For the past several years, there’s at least one person that always come to Royce Carnley’s mind on the last Monday of May. Carnley of Justin, Texas served in the U.S. Army as a specialist.

“Now that I have a wife and kids of my own, now you think of the families that got left behind,” Carnley said.

“Luckily, we didn’t have anybody in platoon or in our company that got left behind but we did have one guy in our battalion, Captain James Nehl. He did succumb enemy sniper fire and it hits home for me, because he had a wife and a young kid too.”

Carnley served in the U.S. Army between 2010 and 2014.

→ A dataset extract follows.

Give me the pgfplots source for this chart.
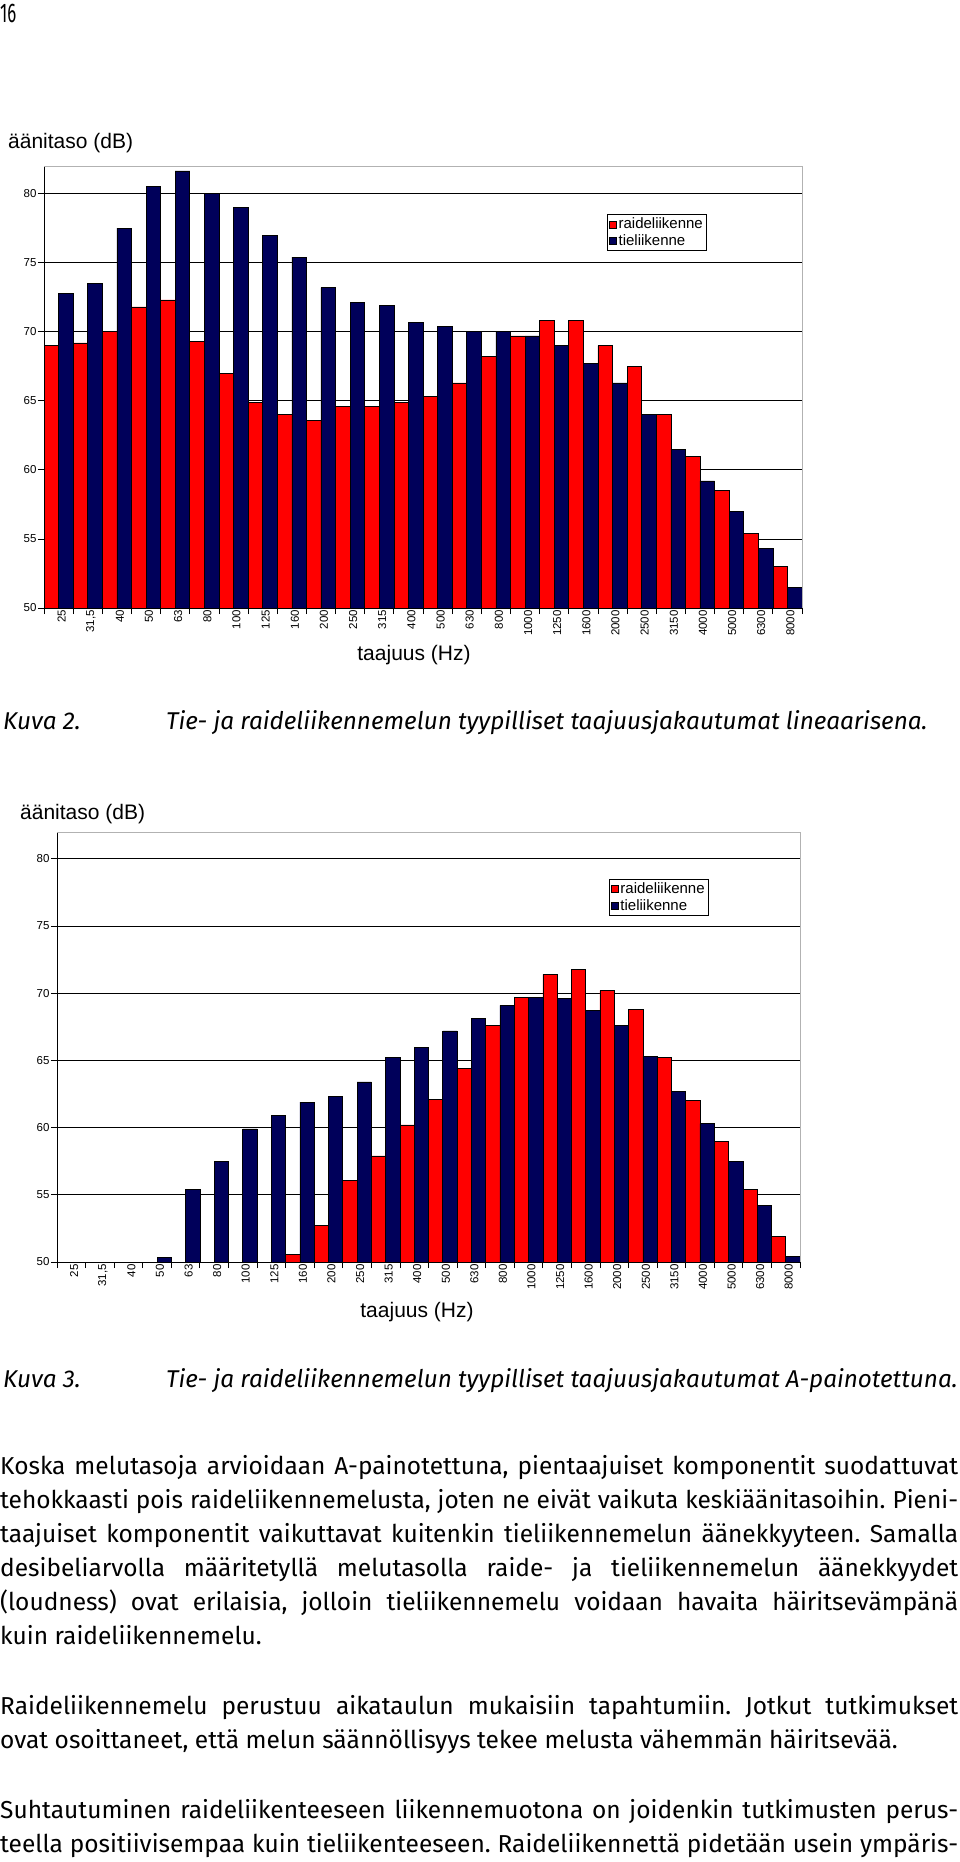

“I went in 2010 and got sent to my unit in Fort Riley, Kansas. I was lucky enough to go through sniper school, which is the one school Army had that I wanted to go through and deployed to Afghanistan shortly after that in 2012.”

Carnley said he typically volunteers and helps at events organized on Memorial Day and encourages people to get involved from home this year.

“One of the easiest ways is to find an organization like Support Our Soldiers. Contact them,” he said.

“Support Our Soldiers does a great job. They send our cards letting people know they care.”